▶ [Data]

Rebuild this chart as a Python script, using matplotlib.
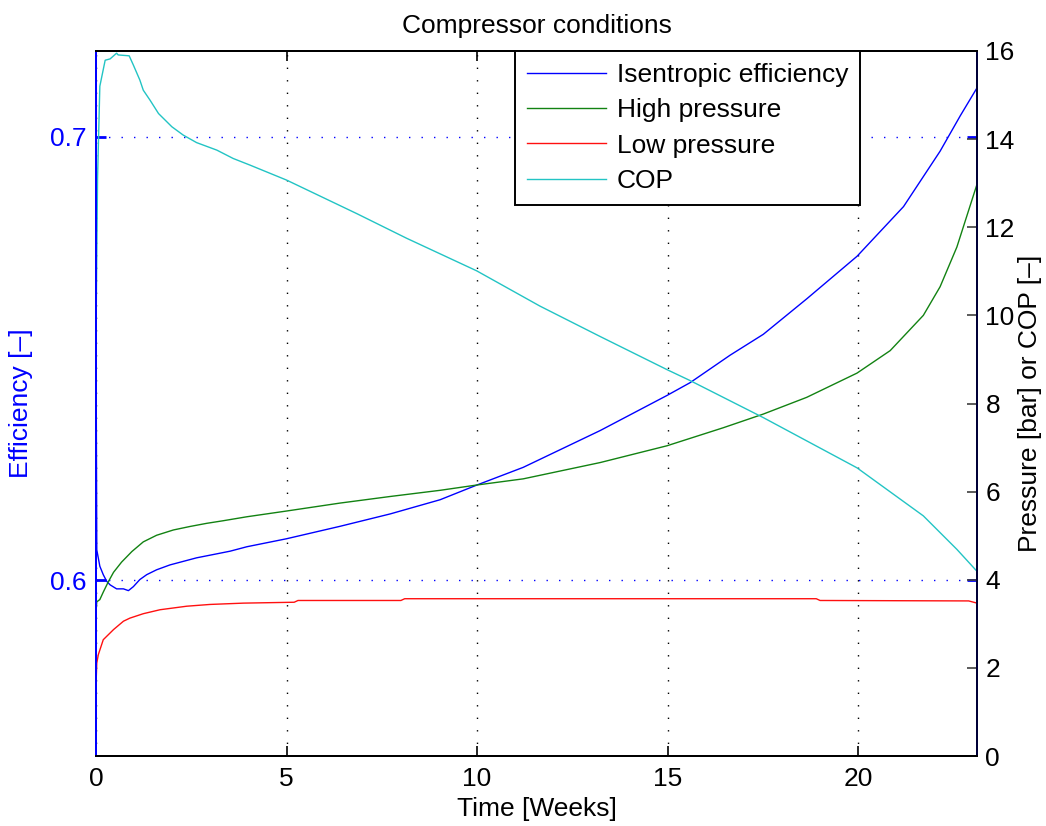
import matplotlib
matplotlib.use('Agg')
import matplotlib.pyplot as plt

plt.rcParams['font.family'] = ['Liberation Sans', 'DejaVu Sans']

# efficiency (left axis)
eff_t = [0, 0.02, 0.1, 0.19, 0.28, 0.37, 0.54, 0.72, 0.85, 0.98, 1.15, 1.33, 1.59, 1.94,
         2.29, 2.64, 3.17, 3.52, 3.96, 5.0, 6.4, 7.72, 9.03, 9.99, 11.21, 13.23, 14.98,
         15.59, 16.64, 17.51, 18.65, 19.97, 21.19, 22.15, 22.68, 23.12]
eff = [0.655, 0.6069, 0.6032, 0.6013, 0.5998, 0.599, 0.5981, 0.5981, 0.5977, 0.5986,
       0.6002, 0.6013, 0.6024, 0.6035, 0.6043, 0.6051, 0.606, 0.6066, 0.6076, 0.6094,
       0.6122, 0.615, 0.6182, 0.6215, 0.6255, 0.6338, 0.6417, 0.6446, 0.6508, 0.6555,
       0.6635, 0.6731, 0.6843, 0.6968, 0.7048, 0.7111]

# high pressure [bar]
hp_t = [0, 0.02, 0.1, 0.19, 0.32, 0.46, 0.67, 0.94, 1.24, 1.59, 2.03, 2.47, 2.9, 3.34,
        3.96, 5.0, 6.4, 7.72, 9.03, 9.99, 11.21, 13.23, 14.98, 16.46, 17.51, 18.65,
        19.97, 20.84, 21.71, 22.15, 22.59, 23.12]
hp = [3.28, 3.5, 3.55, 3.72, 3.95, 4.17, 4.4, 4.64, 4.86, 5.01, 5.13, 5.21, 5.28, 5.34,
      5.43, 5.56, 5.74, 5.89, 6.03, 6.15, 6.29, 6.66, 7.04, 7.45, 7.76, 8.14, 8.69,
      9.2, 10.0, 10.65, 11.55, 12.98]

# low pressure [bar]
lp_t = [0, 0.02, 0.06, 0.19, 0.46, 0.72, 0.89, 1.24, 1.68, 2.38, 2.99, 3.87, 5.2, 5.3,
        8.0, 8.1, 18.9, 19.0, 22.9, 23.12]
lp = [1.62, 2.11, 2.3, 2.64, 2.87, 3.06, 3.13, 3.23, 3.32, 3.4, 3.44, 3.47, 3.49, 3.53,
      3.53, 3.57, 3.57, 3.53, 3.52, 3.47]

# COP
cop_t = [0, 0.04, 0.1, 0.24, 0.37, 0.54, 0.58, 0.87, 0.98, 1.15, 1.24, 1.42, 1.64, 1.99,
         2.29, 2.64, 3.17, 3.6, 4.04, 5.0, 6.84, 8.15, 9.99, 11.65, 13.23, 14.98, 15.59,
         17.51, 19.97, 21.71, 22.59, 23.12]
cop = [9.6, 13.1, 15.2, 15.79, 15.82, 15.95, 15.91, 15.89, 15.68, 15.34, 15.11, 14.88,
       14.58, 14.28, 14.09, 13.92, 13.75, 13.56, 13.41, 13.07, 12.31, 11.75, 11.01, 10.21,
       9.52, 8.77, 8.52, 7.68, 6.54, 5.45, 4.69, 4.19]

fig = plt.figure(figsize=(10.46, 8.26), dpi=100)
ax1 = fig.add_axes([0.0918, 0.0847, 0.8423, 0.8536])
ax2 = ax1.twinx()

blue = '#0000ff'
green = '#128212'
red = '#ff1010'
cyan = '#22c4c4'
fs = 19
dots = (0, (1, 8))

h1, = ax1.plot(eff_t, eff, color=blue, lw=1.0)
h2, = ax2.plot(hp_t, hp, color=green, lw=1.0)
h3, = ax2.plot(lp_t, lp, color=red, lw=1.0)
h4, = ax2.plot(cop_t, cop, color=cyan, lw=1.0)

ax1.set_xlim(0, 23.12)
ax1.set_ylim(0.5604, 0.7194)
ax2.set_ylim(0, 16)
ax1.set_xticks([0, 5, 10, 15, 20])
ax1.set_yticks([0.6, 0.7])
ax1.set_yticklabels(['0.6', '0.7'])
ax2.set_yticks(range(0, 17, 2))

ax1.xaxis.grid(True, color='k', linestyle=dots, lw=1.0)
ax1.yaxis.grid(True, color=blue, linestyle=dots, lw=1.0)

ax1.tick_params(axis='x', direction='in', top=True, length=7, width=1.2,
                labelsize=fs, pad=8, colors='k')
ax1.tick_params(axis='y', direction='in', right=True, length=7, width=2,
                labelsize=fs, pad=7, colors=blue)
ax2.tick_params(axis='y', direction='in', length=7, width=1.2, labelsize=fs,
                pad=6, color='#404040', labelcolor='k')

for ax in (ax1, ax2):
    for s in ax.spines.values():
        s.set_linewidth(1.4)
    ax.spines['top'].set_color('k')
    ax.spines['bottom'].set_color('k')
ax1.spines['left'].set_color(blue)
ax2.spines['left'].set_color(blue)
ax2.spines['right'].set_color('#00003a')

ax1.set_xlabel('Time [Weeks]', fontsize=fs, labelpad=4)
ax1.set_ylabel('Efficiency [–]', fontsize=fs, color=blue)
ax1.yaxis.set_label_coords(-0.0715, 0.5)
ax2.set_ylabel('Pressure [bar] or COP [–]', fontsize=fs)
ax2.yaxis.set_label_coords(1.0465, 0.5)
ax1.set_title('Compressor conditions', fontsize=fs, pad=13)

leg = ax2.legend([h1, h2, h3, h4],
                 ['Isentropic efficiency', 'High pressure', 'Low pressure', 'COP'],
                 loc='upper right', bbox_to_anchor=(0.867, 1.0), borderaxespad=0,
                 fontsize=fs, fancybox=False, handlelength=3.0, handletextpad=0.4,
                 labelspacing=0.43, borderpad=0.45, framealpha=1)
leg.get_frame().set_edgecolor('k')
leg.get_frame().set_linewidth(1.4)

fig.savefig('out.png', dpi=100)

▶ [Aim]
Copy the data character for character, but drop all pictures from the copy.

▶ [Answer in full]
Rebuild this chart as a Python script, using matplotlib.
import matplotlib
matplotlib.use('Agg')
import matplotlib.pyplot as plt

plt.rcParams['font.family'] = ['Liberation Sans', 'DejaVu Sans']

# efficiency (left axis)
eff_t = [0, 0.02, 0.1, 0.19, 0.28, 0.37, 0.54, 0.72, 0.85, 0.98, 1.15, 1.33, 1.59, 1.94,
         2.29, 2.64, 3.17, 3.52, 3.96, 5.0, 6.4, 7.72, 9.03, 9.99, 11.21, 13.23, 14.98,
         15.59, 16.64, 17.51, 18.65, 19.97, 21.19, 22.15, 22.68, 23.12]
eff = [0.655, 0.6069, 0.6032, 0.6013, 0.5998, 0.599, 0.5981, 0.5981, 0.5977, 0.5986,
       0.6002, 0.6013, 0.6024, 0.6035, 0.6043, 0.6051, 0.606, 0.6066, 0.6076, 0.6094,
       0.6122, 0.615, 0.6182, 0.6215, 0.6255, 0.6338, 0.6417, 0.6446, 0.6508, 0.6555,
       0.6635, 0.6731, 0.6843, 0.6968, 0.7048, 0.7111]

# high pressure [bar]
hp_t = [0, 0.02, 0.1, 0.19, 0.32, 0.46, 0.67, 0.94, 1.24, 1.59, 2.03, 2.47, 2.9, 3.34,
        3.96, 5.0, 6.4, 7.72, 9.03, 9.99, 11.21, 13.23, 14.98, 16.46, 17.51, 18.65,
        19.97, 20.84, 21.71, 22.15, 22.59, 23.12]
hp = [3.28, 3.5, 3.55, 3.72, 3.95, 4.17, 4.4, 4.64, 4.86, 5.01, 5.13, 5.21, 5.28, 5.34,
      5.43, 5.56, 5.74, 5.89, 6.03, 6.15, 6.29, 6.66, 7.04, 7.45, 7.76, 8.14, 8.69,
      9.2, 10.0, 10.65, 11.55, 12.98]

# low pressure [bar]
lp_t = [0, 0.02, 0.06, 0.19, 0.46, 0.72, 0.89, 1.24, 1.68, 2.38, 2.99, 3.87, 5.2, 5.3,
        8.0, 8.1, 18.9, 19.0, 22.9, 23.12]
lp = [1.62, 2.11, 2.3, 2.64, 2.87, 3.06, 3.13, 3.23, 3.32, 3.4, 3.44, 3.47, 3.49, 3.53,
      3.53, 3.57, 3.57, 3.53, 3.52, 3.47]

# COP
cop_t = [0, 0.04, 0.1, 0.24, 0.37, 0.54, 0.58, 0.87, 0.98, 1.15, 1.24, 1.42, 1.64, 1.99,
         2.29, 2.64, 3.17, 3.6, 4.04, 5.0, 6.84, 8.15, 9.99, 11.65, 13.23, 14.98, 15.59,
         17.51, 19.97, 21.71, 22.59, 23.12]
cop = [9.6, 13.1, 15.2, 15.79, 15.82, 15.95, 15.91, 15.89, 15.68, 15.34, 15.11, 14.88,
       14.58, 14.28, 14.09, 13.92, 13.75, 13.56, 13.41, 13.07, 12.31, 11.75, 11.01, 10.21,
       9.52, 8.77, 8.52, 7.68, 6.54, 5.45, 4.69, 4.19]

fig = plt.figure(figsize=(10.46, 8.26), dpi=100)
ax1 = fig.add_axes([0.0918, 0.0847, 0.8423, 0.8536])
ax2 = ax1.twinx()

blue = '#0000ff'
green = '#128212'
red = '#ff1010'
cyan = '#22c4c4'
fs = 19
dots = (0, (1, 8))

h1, = ax1.plot(eff_t, eff, color=blue, lw=1.0)
h2, = ax2.plot(hp_t, hp, color=green, lw=1.0)
h3, = ax2.plot(lp_t, lp, color=red, lw=1.0)
h4, = ax2.plot(cop_t, cop, color=cyan, lw=1.0)

ax1.set_xlim(0, 23.12)
ax1.set_ylim(0.5604, 0.7194)
ax2.set_ylim(0, 16)
ax1.set_xticks([0, 5, 10, 15, 20])
ax1.set_yticks([0.6, 0.7])
ax1.set_yticklabels(['0.6', '0.7'])
ax2.set_yticks(range(0, 17, 2))

ax1.xaxis.grid(True, color='k', linestyle=dots, lw=1.0)
ax1.yaxis.grid(True, color=blue, linestyle=dots, lw=1.0)

ax1.tick_params(axis='x', direction='in', top=True, length=7, width=1.2,
                labelsize=fs, pad=8, colors='k')
ax1.tick_params(axis='y', direction='in', right=True, length=7, width=2,
                labelsize=fs, pad=7, colors=blue)
ax2.tick_params(axis='y', direction='in', length=7, width=1.2, labelsize=fs,
                pad=6, color='#404040', labelcolor='k')

for ax in (ax1, ax2):
    for s in ax.spines.values():
        s.set_linewidth(1.4)
    ax.spines['top'].set_color('k')
    ax.spines['bottom'].set_color('k')
ax1.spines['left'].set_color(blue)
ax2.spines['left'].set_color(blue)
ax2.spines['right'].set_color('#00003a')

ax1.set_xlabel('Time [Weeks]', fontsize=fs, labelpad=4)
ax1.set_ylabel('Efficiency [–]', fontsize=fs, color=blue)
ax1.yaxis.set_label_coords(-0.0715, 0.5)
ax2.set_ylabel('Pressure [bar] or COP [–]', fontsize=fs)
ax2.yaxis.set_label_coords(1.0465, 0.5)
ax1.set_title('Compressor conditions', fontsize=fs, pad=13)

leg = ax2.legend([h1, h2, h3, h4],
                 ['Isentropic efficiency', 'High pressure', 'Low pressure', 'COP'],
                 loc='upper right', bbox_to_anchor=(0.867, 1.0), borderaxespad=0,
                 fontsize=fs, fancybox=False, handlelength=3.0, handletextpad=0.4,
                 labelspacing=0.43, borderpad=0.45, framealpha=1)
leg.get_frame().set_edgecolor('k')
leg.get_frame().set_linewidth(1.4)

fig.savefig('out.png', dpi=100)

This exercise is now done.